Wow!

It is extraordinary that there has been only one consistent voice stating that the credit markets have not threatened the availability of student loans. There always seems to be a naysayer and this blog has certainly filled that roll. Too bad that virtually no one agrees with you, even those who have been critics of the FFELP in the past. From Congressman George Miller, chairman of the House Education and Labor Committee: "The proposed actions outlined by the Department reflect a thoughtful approach to implementing a key provision in our legislation to address the liquidity issues facing some lenders, at no additional cost to taxpayers." Was he among those who were duped as you imply? Was he a victim of a cynical game of chicken on the part of lenders? Or is there perhaps a simpler answer? Perhaps, Chairman Miller reached out to experts across the field of student loan finance, informed himself of the situation, held a well-timed hearing on the issue, responded appropriately, and urged quick action by the Department of Education. When the Department announced their measured plan this week, Chairman Miller praised it. Perhaps, too, there are those who get the math and understand the program better than it appears in this post.

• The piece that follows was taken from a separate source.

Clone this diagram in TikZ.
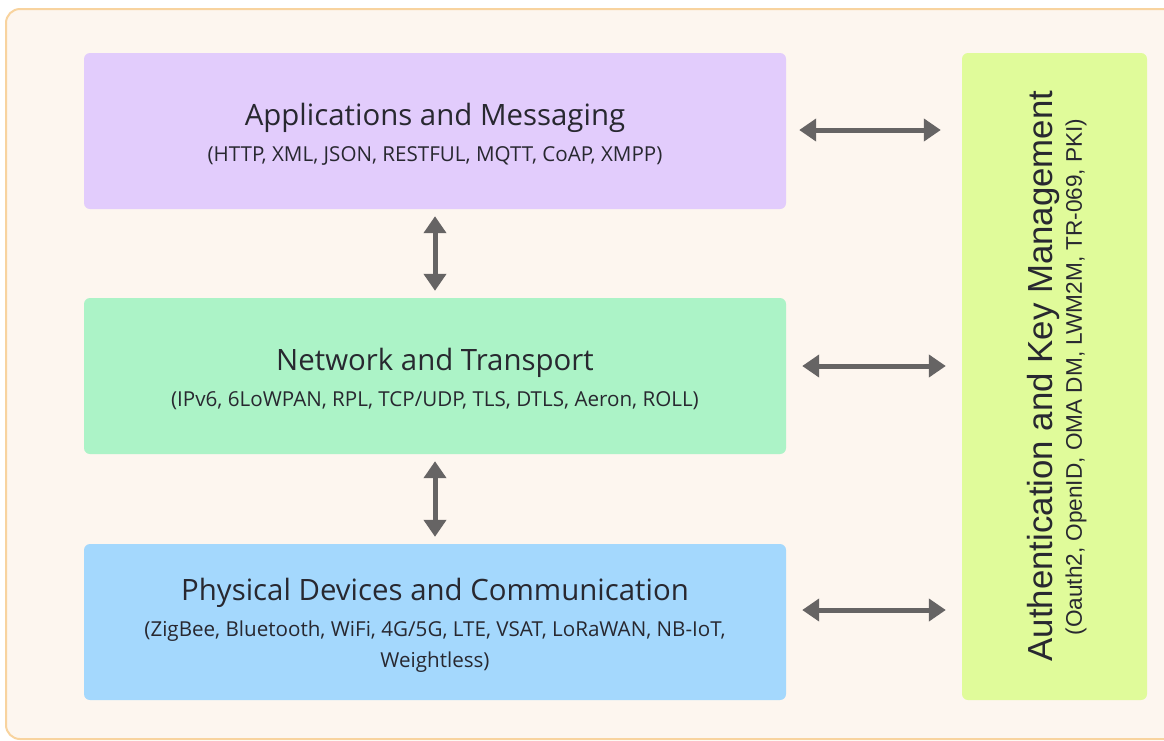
\documentclass[tikz,border=0pt]{standalone}
\usepackage{fontspec}
\setmainfont{Open Sans}
\newfontfamily\arialfont{Liberation Sans}
\usetikzlibrary{arrows.meta}
\definecolor{framefill}{RGB}{253,246,239}
\definecolor{framedraw}{RGB}{248,211,158}
\definecolor{appfill}{RGB}{226,204,252}
\definecolor{netfill}{RGB}{172,243,199}
\definecolor{phyfill}{RGB}{164,216,253}
\definecolor{authfill}{RGB}{224,251,154}
\definecolor{txt}{RGB}{40,40,48}
\definecolor{arrowgray}{RGB}{102,100,100}
\tikzset{
  layer/.style={draw=none, rounded corners=6pt, minimum width=702pt, minimum height=156pt, inner sep=0pt},
  arr/.style={draw=arrowgray, line width=5pt, {Triangle[width=22pt,length=17pt]}-{Triangle[width=22pt,length=17pt]}},
  ttl/.style={text=txt, font=\fontsize{29.4}{34}\selectfont, inner sep=0pt},
  sub/.style={text=txt, font=\fontsize{20.6}{31}\selectfont, inner sep=0pt, align=center},
}
\begin{document}
\begin{tikzpicture}[x=1pt,y=-1pt]
\useasboundingbox (0,0) rectangle (1164,740);
\clip (0,0) rectangle (1164,740);
\fill[framefill, rounded corners=14pt] (1180,9) -- (6,9) -- (6,739) -- (1180,739) -- cycle;
\draw[framedraw, line width=2pt, rounded corners=14pt] (1180,9) -- (6,9) -- (6,739) -- (1180,739);
% layers
\node[layer, fill=appfill] (app) at (435,131) {};
\node[layer, fill=netfill] (net) at (435,376) {};
\node[layer, fill=phyfill] (phy) at (435,622) {};
\node[draw=none, fill=authfill, rounded corners=6pt, minimum width=185pt, minimum height=647pt, inner sep=0pt] (auth) at (1054.5,376.5) {};
% texts
\node[ttl] (appt) at (435,118) {Applications and Messaging};
\node[sub] (apps) at (435,156) {(HTTP, XML, JSON, RESTFUL, MQTT, CoAP, XMPP)};
\node[ttl] (nett) at (435,363) {Network and Transport};
\node[sub] (nets) at (435,401) {(IPv6, 6LoWPAN, RPL, TCP/UDP, TLS, DTLS, Aeron, ROLL)};
\node[ttl] (phyt) at (435,593) {Physical Devices and Communication};
\node[sub] (phys) at (435,647) {(ZigBee, Bluetooth, WiFi, 4G/5G, LTE, VSAT, LoRaWAN, NB-IoT,\\Weightless)};
\node[text=txt, font=\arialfont\fontsize{34.8}{40}\selectfont, inner sep=0pt, rotate=90] (autht) at (1043,376) {Authentication and Key Management};
\node[text=txt, font=\arialfont\fontsize{22.6}{26}\selectfont, inner sep=0pt, rotate=90] (auths) at (1076,377) {(Oauth2, OpenID, OMA DM, LWM2M, TR-069, PKI)};
% arrows
\draw[arr] ([xshift=13pt]app.east |- 0,130) -- ([xshift=-21pt]auth.west |- 0,130);
\draw[arr] ([xshift=16pt]net.east |- 0,366) -- ([xshift=-16pt]auth.west |- 0,366);
\draw[arr] ([xshift=16pt]phy.east |- 0,610) -- ([xshift=-16pt]auth.west |- 0,610);
\draw[arr] ([yshift=-7pt]app.south) -- ([yshift=7pt]net.north);
\draw[arr] ([yshift=-7pt]net.south) -- ([yshift=7pt]phy.north);
\end{tikzpicture}
\end{document}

For example, the "trust" available at commercial paper plus 50 basis points in only for 15 months, during which time virtually all of the loans will be in school, earning commercial paper plus 119 basis points (not the higher 179 basis points when the borrower goes into repayment). The remaining margin is hardly a gift and must the annual affect of servicing, origination, and fees (lenders pay 1% up-front to the government). Obviously, this is not a give back to lenders. From another FFELP critic, quoted in the LA Times: "I would commend them on their speed and creativity in developing this short-term solution," said Robert Shireman, director of the Project on Student Debt in Berkeley. "It provides lenders with the same or similar access to funds that they had before the credit crisis, so that for at least the next year they will be able to make student loans like they did in the past." What has become crystal clear during the credit crisis and its affect on the student lending is that there are those who are open-minded and seek out the answers and then there are those who simply react in a kneejerk fashion without really understanding the issue. You pick which applies here.